A review of a proposed new park draft management plan, including a round of public consultation, has been fuelling uncertainty in the community, said Juan de Fuca director Mike Hicks this week.

“I think we are giving the public the impression that we’re considering flooding this land,” Hicks said.

“I thought we made it absolutely crystal clear that we’re going to keep it dry. We’re going to drain the ditches. We’re going to get rid of the mosquitoes and we’re going to be a good neighbour. ”

Committee chairwoman Susan Brice said the CRD’s position on ditch maintenance and mosquito control “has been nailed down” and anxiety in the community could be lessened by reaffirming that fact.

The public consultation over the park’s future, which included an open house, a tour and hard copy and online opinion surveys, sought input from a variety of groups, including Tsawout First Nations, neighbours, conservationists, kayakers, dog walkers and other recreational users.
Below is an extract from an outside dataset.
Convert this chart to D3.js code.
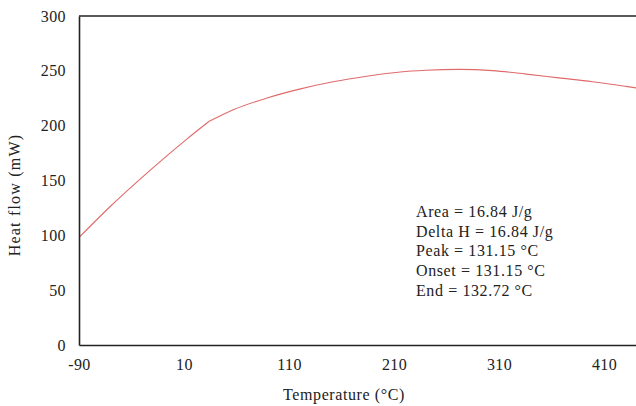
<!DOCTYPE html>
<html>
<head>
<meta charset="utf-8">
<script src="https://cdn.jsdelivr.net/npm/d3@7"></script>
<style>
  html, body { margin: 0; padding: 0; background: #fff; }
  svg { display: block; font-family: "Liberation Serif", "DejaVu Serif", serif; }
</style>
</head>
<body>
<div id="chart"></div>
<script>
// DSC curve
const temps = [-90, -60, -35, -10, 13, 34, 57, 89, 120, 152, 184, 216, 240, 272, 304, 336, 367, 399, 431, 445];
const heatFlow = [98, 126.5, 148.5, 169.5, 188, 204, 214.6, 225.2, 233.3, 240, 245.1, 249, 250.5, 251.3, 250.2, 247, 243.6, 240.1, 235.8, 233.8];
const kinkAt = 34; // the trace has a sharp bend here
const xTicks = [-90, 10, 110, 210, 310, 410];
const yTicks = [0, 50, 100, 150, 200, 250, 300];
const notes = ['Area = 16.84 J/g', 'Delta H = 16.84 J/g', 'Peak = 131.15 °C', 'Onset = 131.15 °C', 'End = 132.72 °C'];

const width = 636, height = 406;
const margin = { top: 16, right: 0, bottom: 61, left: 79 };
const W = width - margin.left - margin.right;
const H = height - margin.top - margin.bottom;

const x = d3.scaleLinear().domain([-90, 440.5]).range([0, W]);
const y = d3.scaleLinear().domain([0, 300]).range([H, 0]);

const svg = d3.select('#chart').append('svg')
  .attr('width', width).attr('height', height);

const g = svg.append('g').attr('transform', `translate(${margin.left},${margin.top})`);

// clip so the curve runs off the right edge like the original
g.append('clipPath').attr('id', 'plot')
  .append('rect').attr('x', 0).attr('y', -2).attr('width', W).attr('height', H + 4);

const points = temps.map((t, i) => ({ t, v: heatFlow[i] }));
const segments = [points.filter(d => d.t <= kinkAt), points.filter(d => d.t >= kinkAt)];

const line = d3.line()
  .x(d => x(d.t))
  .y(d => y(d.v))
  .curve(d3.curveMonotoneX);

g.selectAll('path.trace')
  .data(segments)
  .join('path')
  .attr('class', 'trace')
  .attr('clip-path', 'url(#plot)')
  .attr('fill', 'none')
  .attr('stroke', '#e06a6a')
  .attr('stroke-width', 1.1)
  .attr('stroke-linejoin', 'round')
  .attr('d', line);

// axes, no tick marks
g.append('g').attr('transform', `translate(0,${H})`)
  .call(d3.axisBottom(x).tickValues(xTicks).tickSize(0).tickPadding(14).tickFormat(d => String(d)))
  .call(ax => ax.select('.domain').attr('stroke', '#222').attr('stroke-width', 1.6))
  .selectAll('text').attr('font-size', '16px').attr('fill', '#222')
  .attr('letter-spacing', '0.4px')
  .attr('font-family', '"Liberation Serif", serif');

g.append('g')
  .call(d3.axisLeft(y).tickValues(yTicks).tickSize(0).tickPadding(13))
  .call(ax => ax.select('.domain').attr('stroke', '#222').attr('stroke-width', 1.6))
  .selectAll('text').attr('font-size', '16px').attr('fill', '#222')
  .attr('letter-spacing', '0.4px')
  .attr('font-family', '"Liberation Serif", serif');

// top border
g.append('line')
  .attr('x1', 0).attr('x2', W).attr('y1', y(300)).attr('y2', y(300))
  .attr('stroke', '#222').attr('stroke-width', 1.6);

// titles
svg.append('text')
  .attr('x', 344).attr('y', 400)
  .attr('text-anchor', 'middle').attr('font-size', '16px').attr('fill', '#222')
  .attr('letter-spacing', '0.6px')
  .text('Temperature (°C)');

svg.append('text')
  .attr('transform', 'translate(20,195) rotate(-90)')
  .attr('text-anchor', 'middle').attr('font-size', '16px').attr('fill', '#222')
  .attr('letter-spacing', '1.2px')
  .text('Heat flow (mW)');

// annotation block
const ann = svg.append('g').attr('transform', 'translate(416,217)');
notes.forEach((t, i) => {
  ann.append('text').attr('x', 0).attr('y', i * 19.7)
    .attr('font-size', '16px').attr('fill', '#222')
    .attr('letter-spacing', '0.6px').text(t);
});
</script>
</body>
</html>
Neighbours were vocal about the need to continue maintenance of the ditches and mosquito control, while a large number of others wanted to see those programs discontinued.

Some said that draining the ditches was not in keeping with regional conservation area classification and designation as an important bird area. Draining could lead to the introduction of potentially invasive species whereas allowing it to revert back to a natural wetland would support native vegetation.

Mosquitoes, they say, are an integral part of the natural food chain.

Conservationists would also like to see the existing ocean berm that keeps out salt water removed.

“If we flood our lands, we’re going to flood the whole neighbourhood and we’re going to create the primo mosquito habitat and absolutely ruin the lives of our neighbours in Central Saanich,” Hicks said, adding the CRD should brush and mow the ditches to make for easy maintenance.

“By doing so, we would create 31Ú2 kilometres of absolutely fantastic walking trails,” said Hicks, who recently toured the park.

Dan van Stolk, whose one-acre property adjoins the park, urged committee members to repair the “natural” sand berm in the north end of the park. The berm has been damaged by storms.

“The next high tide coupled with a winter storm could easily cause flooding to the park area and beyond, inundating the park as it did in 1987,” he said.

Flooding the land with salt water would kill most of the freshwater vegetation, flood agricultural land, create enormous cleanup costs, reduce public recreation and mean repairs to trails and other amenities, he said.

Hicks argued the berm should be repaired and the committee asked for a report from staff.

The committee also tabled consideration of the draft management plan to give staff time to do more work and bring a completed plan back for consideration in 2015.

Island View Beach, with 1.3 kilometres of coastline, attracts thousands of visitors each year, and is one of the region’s most popular parks.

The CRD-operated campground in the park has 18 beachfront sites for recreational vehicles, along with five tent-trailer sites and 24 tent sites in the trees.